Cottam is certainly not one to rush things. His steady, but by no stretch urgent, output has yielded about two EPs each year following his initial 2009 run of untitled singles. Relapse actually marks the producer’s first really visible effort of 2012. It would appear that Cottam’s affinity for taking his time is a theme that also stretches into the way he crafts his songs, not only because of their slowed-down tempos (both of the original tunes here operate well below 120 bpm), but also because of the elongated track lengths; the title tune clocks in at over seven minutes and “I Remember” at almost 10. To his credit, these extended outings never drag on and the patience displayed in the steady progression and methodical builds are rewarding to get lost in. With Cottam’s steady hand, “Relapse” seamlessly morphs its moody chords and phased drum rolls into a driving excursion of deep and funky house, eventually adding on all sorts of clattering percussion and delayed horn samples as well as a gliding synth lead complete with just a touch of acid flair. “I Remember” gets to similar ends from more familiar beginnings; launching with looped hand drums and alternating chords, the meticulously assembled track waits four minutes before diving full on into acid territory with a classically tweaked line that somehow doesn’t overwhelm the rich combination of percussion and warm chords it rests above.

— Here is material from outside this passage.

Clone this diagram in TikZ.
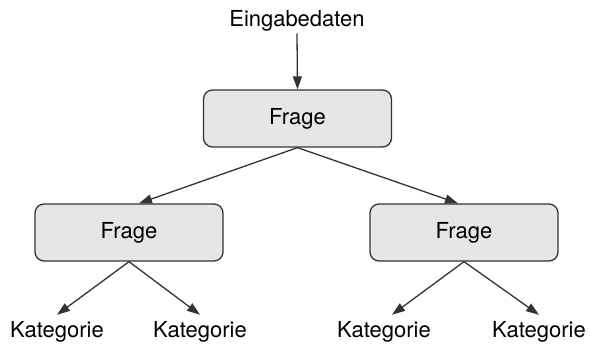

On its own, these two Cottam productions are a solid pair of tunes from a man whose quiet presence on the scene has somewhat undersold the strengths of his talent. But Aus’ A&R likely deserves some credit for giving this record just a bit of an extra push by offering Cosmin TRG a chance to rework the title track, as the Romanian producer turns in one of his deepest and most shimmering workouts of recent memory. Pushing the tempo up and transforming the song with a more forceful touch, Cosmin TRG’s remix is an ace, and one that helps make this three-track EP a versatile piece of vinyl.